Chris has a heart for changing lives by helping people discover the life and business they really want.

Decades of personal and leadership development experience, as well as running multi-million dollar businesses, has made him an expert in life and business coaching. personality types, and communication styles.

Growing up in a small logging town near Lake Tahoe, California, Chris learned a strong work ethic at home from his full-time working mom. He began his leadership and training career in the corporate world, starting but at E'TRADE.

12 thoughts on “Interview with my former Personal Assistant”

  1. I think Marybeth and I are the same person… She must be AWESOME! 😉 Seriously, that was encouraging to read. It’s a good reminder that everyone processes information and situations differently, but if people communicate with each other, well, then we’ve got a great team!

  2. Chris, I think working for you may have ruined all future jobs for Marybeth! Seriously, I have never heard of a company that puts so much effort into understanding one’s co-workers and building relationships. It would be interesting to hear a follow-up interview when she is about a year into a new job (although the truth would probably get her fired!) Any company that gets such a great personal assistant had better appreciate her.

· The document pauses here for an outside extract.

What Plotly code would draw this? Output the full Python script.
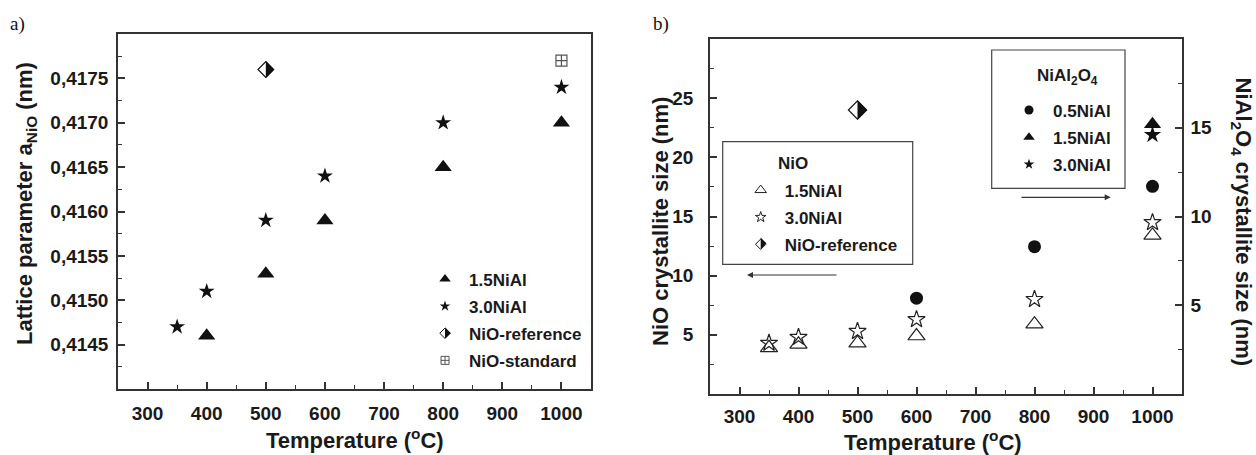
import plotly.graph_objects as go

W, H = 1256, 455

# ---------------- data: panel a (lattice parameter, nm) ----------------
temp_a_15 = [400, 500, 600, 800, 1000]
lat_a_15 = [0.4146, 0.4153, 0.4159, 0.4165, 0.4170]
temp_a_30 = [350, 400, 500, 600, 800, 1000]
lat_a_30 = [0.4147, 0.4151, 0.4159, 0.4164, 0.4170, 0.4174]
temp_a_ref = [500]
lat_a_ref = [0.4176]
temp_a_std = [1000]
lat_a_std = [0.4177]

# ---------------- data: panel b (crystallite size, nm) ----------------
# NiO (left axis)
temp_b_nio_15 = [350, 400, 500, 600, 800, 1000]
size_b_nio_15 = [3.9, 4.2, 4.3, 4.9, 5.9, 13.4]
temp_b_nio_30 = [350, 400, 500, 600, 800, 1000]
size_b_nio_30 = [4.3, 4.8, 5.3, 6.3, 8.0, 14.5]
temp_b_ref = [500]
size_b_ref = [24.0]
# NiAl2O4 (right axis)
temp_b_sp_05 = [600, 800, 1000]
size_b_sp_05 = [5.4, 8.3, 11.7]
temp_b_sp_15 = [1000]
size_b_sp_15 = [15.2]
temp_b_sp_30 = [1000]
size_b_sp_30 = [14.6]

# ---------------- tick labels ----------------
x_ticks = [300, 400, 500, 600, 700, 800, 900, 1000]
y_ticks_a = [0.4145, 0.4150, 0.4155, 0.4160, 0.4165, 0.4170, 0.4175]
y_ticks_b_left = [5, 10, 15, 20, 25]
y_ticks_b_right = [5, 10, 15]


def px(x):
    return x / W


def py(y):
    return 1 - y / H


FAM = "Liberation Sans, Arial, sans-serif"
AX = "#333333"
INK = "#111111"
TICKFONT = dict(family=FAM, size=19, color="#1a1a1a", weight="bold")
TITLEFONT = dict(family=FAM, size=22, color="#1a1a1a", weight="bold")
LEGFONT = dict(family=FAM, size=17, color="#1a1a1a", weight="bold")


def axis_style(**kw):
    d = dict(showline=True, linecolor=AX, linewidth=1.5, mirror=True,
             ticks="inside", ticklen=7, tickwidth=1.5, tickcolor=AX,
             showgrid=False, zeroline=False, tickfont=TICKFONT,
             minor=dict(ticks="inside", ticklen=4, tickwidth=1.2,
                        tickcolor=AX, showgrid=False))
    for k, v in kw.items():
        if k == "minor":
            d["minor"].update(v)
        else:
            d[k] = v
    return d


fig = go.Figure()

# ---------------- panel a traces ----------------
fig.add_trace(go.Scatter(x=temp_a_15, y=lat_a_15, mode="markers", name="1.5NiAl",
                         marker=dict(symbol="triangle-up", size=15, color=INK),
                         xaxis="x", yaxis="y", showlegend=False))
fig.add_trace(go.Scatter(x=temp_a_30, y=lat_a_30, mode="markers", name="3.0NiAl",
                         marker=dict(symbol="star", size=12, color=INK),
                         xaxis="x", yaxis="y", showlegend=False))
fig.add_trace(go.Scatter(x=temp_a_ref, y=lat_a_ref, mode="markers", name="NiO-reference",
                         marker=dict(symbol="diamond", size=12, color="white",
                                     line=dict(color=INK, width=1.2)),
                         xaxis="x", yaxis="y", showlegend=False))
fig.add_trace(go.Scatter(x=temp_a_std, y=lat_a_std, mode="markers", name="NiO-standard",
                         marker=dict(symbol="square-cross-open", size=11, color="#555555",
                                     line=dict(color="#555555", width=1.2)),
                         xaxis="x", yaxis="y", showlegend=False))

# legend entries (panel a)
leg_a = [("1.5NiAl", dict(symbol="triangle-up", size=10, color=INK)),
         ("3.0NiAl", dict(symbol="star", size=8, color=INK)),
         ("NiO-reference", dict(symbol="diamond-open", size=8, color=INK, line=dict(width=1))),
         ("NiO-standard", dict(symbol="square-cross-open", size=8, color="#555555", line=dict(width=1)))]
for i, (nm, mk) in enumerate(leg_a):
    fig.add_trace(go.Scatter(x=[None], y=[None], mode="markers", name=nm, marker=mk,
                             xaxis="x", yaxis="y", legend="legend",
                             legendgroup="a%d" % i, showlegend=True))

# ---------------- panel b traces ----------------
fig.add_trace(go.Scatter(x=temp_b_nio_15, y=size_b_nio_15, mode="markers", name="1.5NiAl",
                         marker=dict(symbol="triangle-up-open", size=15, color="#222222",
                                     line=dict(width=1.2)),
                         xaxis="x2", yaxis="y2", showlegend=False))
fig.add_trace(go.Scatter(x=temp_b_nio_30, y=size_b_nio_30, mode="markers", name="3.0NiAl",
                         marker=dict(symbol="star-open", size=13, color="#222222",
                                     line=dict(width=1.2)),
                         xaxis="x2", yaxis="y2", showlegend=False))
fig.add_trace(go.Scatter(x=temp_b_ref, y=size_b_ref, mode="markers", name="NiO-reference",
                         marker=dict(symbol="diamond", size=14, color="white",
                                     line=dict(color=INK, width=1.2)),
                         xaxis="x2", yaxis="y2", showlegend=False))
fig.add_trace(go.Scatter(x=temp_b_sp_05, y=size_b_sp_05, mode="markers", name="0.5NiAl",
                         marker=dict(symbol="circle", size=13, color=INK),
                         xaxis="x2", yaxis="y3", showlegend=False))
fig.add_trace(go.Scatter(x=temp_b_sp_15, y=size_b_sp_15, mode="markers", name="1.5NiAl",
                         marker=dict(symbol="triangle-up", size=15, color=INK),
                         xaxis="x2", yaxis="y3", showlegend=False))
fig.add_trace(go.Scatter(x=temp_b_sp_30, y=size_b_sp_30, mode="markers", name="3.0NiAl",
                         marker=dict(symbol="star", size=13, color=INK),
                         xaxis="x2", yaxis="y3", showlegend=False))

leg_b1 = [("1.5NiAl", dict(symbol="triangle-up-open", size=10, color="#222222", line=dict(width=1))),
          ("3.0NiAl", dict(symbol="star-open", size=8, color="#222222", line=dict(width=1))),
          ("NiO-reference", dict(symbol="diamond-open", size=8, color=INK, line=dict(width=1)))]
for i, (nm, mk) in enumerate(leg_b1):
    fig.add_trace(go.Scatter(x=[None], y=[None], mode="markers", name=nm, marker=mk,
                             xaxis="x2", yaxis="y2", legend="legend2",
                             legendgroup="b%d" % i, showlegend=True))

leg_b2 = [("0.5NiAl", dict(symbol="circle", size=9, color=INK)),
          ("1.5NiAl", dict(symbol="triangle-up", size=10, color=INK)),
          ("3.0NiAl", dict(symbol="star", size=8, color=INK))]
for i, (nm, mk) in enumerate(leg_b2):
    fig.add_trace(go.Scatter(x=[None], y=[None], mode="markers", name=nm, marker=mk,
                             xaxis="x2", yaxis="y3", legend="legend3",
                             legendgroup="c%d" % i, showlegend=True))

# ---------------- layout ----------------
legend_common = dict(xanchor="left", yanchor="top", bgcolor="rgba(0,0,0,0)",
                     borderwidth=0, font=LEGFONT, itemwidth=38, tracegroupgap=2,
                     traceorder="grouped")

fig.update_layout(
    width=W, height=H, autosize=False,
    margin=dict(l=0, r=0, t=0, b=0),
    paper_bgcolor="white", plot_bgcolor="white",
    separators=", ",
    xaxis=axis_style(domain=[px(118), px(591)], range=[250, 1050], anchor="y",
                     tickvals=x_ticks, ticklabelstandoff=6,
                     minor=dict(tick0=250, dtick=50)),
    yaxis=axis_style(domain=[py(389), py(34)], range=[0.4140, 0.4180], anchor="x",
                     tickvals=y_ticks_a, tickformat=".4f", ticklabelstandoff=4,
                     minor=dict(tick0=0.4140, dtick=0.00025)),
    xaxis2=axis_style(domain=[px(710), px(1182)], range=[250, 1050], anchor="y2",
                      tickvals=x_ticks, ticklabelstandoff=4,
                      minor=dict(tick0=250, dtick=50)),
    yaxis2=axis_style(domain=[py(394), py(39)], range=[0, 30], anchor="x2",
                      tickvals=y_ticks_b_left, ticklabelstandoff=11,
                      minor=dict(tick0=0, dtick=2.5)),
    yaxis3=axis_style(domain=[py(394), py(39)], range=[0, 20], anchor="x2",
                      overlaying="y2", side="right", mirror=False,
                      tickvals=y_ticks_b_right, ticklabelstandoff=3,
                      minor=dict(tick0=0, dtick=2.5)),
    legend=dict(x=px(421), y=py(261.5), **legend_common),
    legend2=dict(x=px(736.7), y=py(172.5), **legend_common),
    legend3=dict(x=px(1005), y=py(92.5), **legend_common),
)

# ---------------- text annotations ----------------
ann = []


def label(text, x, y, font, angle=0, xanchor="center"):
    ann.append(dict(text=text, x=px(x), y=py(y), xref="paper", yref="paper",
                    showarrow=False, xanchor=xanchor, yanchor="middle",
                    textangle=angle, font=font))


SERIF = dict(family="Liberation Serif, Times New Roman, serif", size=19, color="#111111")
label("a)", 8, 23.5, SERIF, xanchor="left")
label("b)", 651, 24, SERIF, xanchor="left")
label("Temperature (<sup>o</sup>C)", 355, 439, TITLEFONT)
label("Temperature (<sup>o</sup>C)", 932.5, 441, TITLEFONT)
label("Lattice parameter a<sub>NiO</sub> (nm)", 26, 204, TITLEFONT, angle=-90)
label("NiO crystallite size (nm)", 660, 222, TITLEFONT, angle=-90)
label("NiAl<sub>2</sub>O<sub>4</sub> crystallite size (nm)", 1242, 221.5, TITLEFONT, angle=90)
label("NiO", 776, 163, LEGFONT, xanchor="left")
label("NiAl<sub>2</sub>O<sub>4</sub>", 1035, 77, LEGFONT, xanchor="left")

# arrows pointing to the relevant axis
ann.append(dict(x=px(747), y=py(275), xref="paper", yref="paper", text="",
                ax=838 - 747, ay=0, axref="pixel", ayref="pixel", showarrow=True,
                arrowhead=2, arrowsize=1, arrowwidth=1.2, arrowcolor=AX))
ann.append(dict(x=px(1110.7), y=py(197.3), xref="paper", yref="paper", text="",
                ax=1020 - 1110.7, ay=0, axref="pixel", ayref="pixel", showarrow=True,
                arrowhead=2, arrowsize=1, arrowwidth=1.2, arrowcolor=AX))
fig.update_layout(annotations=ann)

# ---------------- shapes: legend frames + half-filled diamonds ----------------
shapes = [
    dict(type="rect", xref="paper", yref="paper", x0=px(722.7), x1=px(912.7),
         y0=py(264.3), y1=py(141.7), line=dict(color="#444444", width=1.2)),
    dict(type="rect", xref="paper", yref="paper", x0=px(991.7), x1=px(1125),
         y0=py(188.3), y1=py(50), line=dict(color="#444444", width=1.2)),
]


def half_diamond(xref, yref, xa, ya, h):
    return dict(type="path", xref=xref, yref=yref, xsizemode="pixel", ysizemode="pixel",
                xanchor=xa, yanchor=ya, layer="above",
                path="M0,%.2f L%.2f,0 L0,%.2f Z" % (-h, h, h),
                fillcolor=INK, line=dict(width=0))


shapes.append(half_diamond("x", "y", temp_a_ref[0], lat_a_ref[0], 1.3 * 6 + 0.6))
shapes.append(half_diamond("x2", "y2", temp_b_ref[0], size_b_ref[0], 1.3 * 7 + 0.6))
shapes.append(half_diamond("paper", "paper", px(445), py(333), 1.3 * 4 + 0.5))
shapes.append(half_diamond("paper", "paper", px(760.7), py(243.3), 1.3 * 4 + 0.5))
fig.update_layout(shapes=shapes)

fig.write_html("out.html")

  3. I absolutely LOVED this interview!

    For me, the highlight was how through the post that you demonstrated that each of us communicates differently and the two of you worked together to make that happen, in a great way. This is incredible and I have NEVER worked for an employer that had this focus. Never. I have had managers that tried, but the organization normally could not give a flip. I am sure this is one of the huge motivators for me in becoming an Entrepreneur. I concur with Jana’s comment about companies putting effort into co-workers and building relationships with them…they don’t. But interestingly enough, they will with suppliers and vendors and mutual referral partners, but not their own crew? Somehow this is a foundational issue that I believe until fixed, business will continue to experience a lack of teamwork. You can only row one paddle so long before you give up in exhaustion. I did!

  4. All I can say is that you are brave man, Chris! The transparency was glorious and I appreciated your willingness to work through communication. And isn’t that the core of many challenges with an employer/assistant? Communication, communication, communication!

    Congratulations to Marybeth on her new life!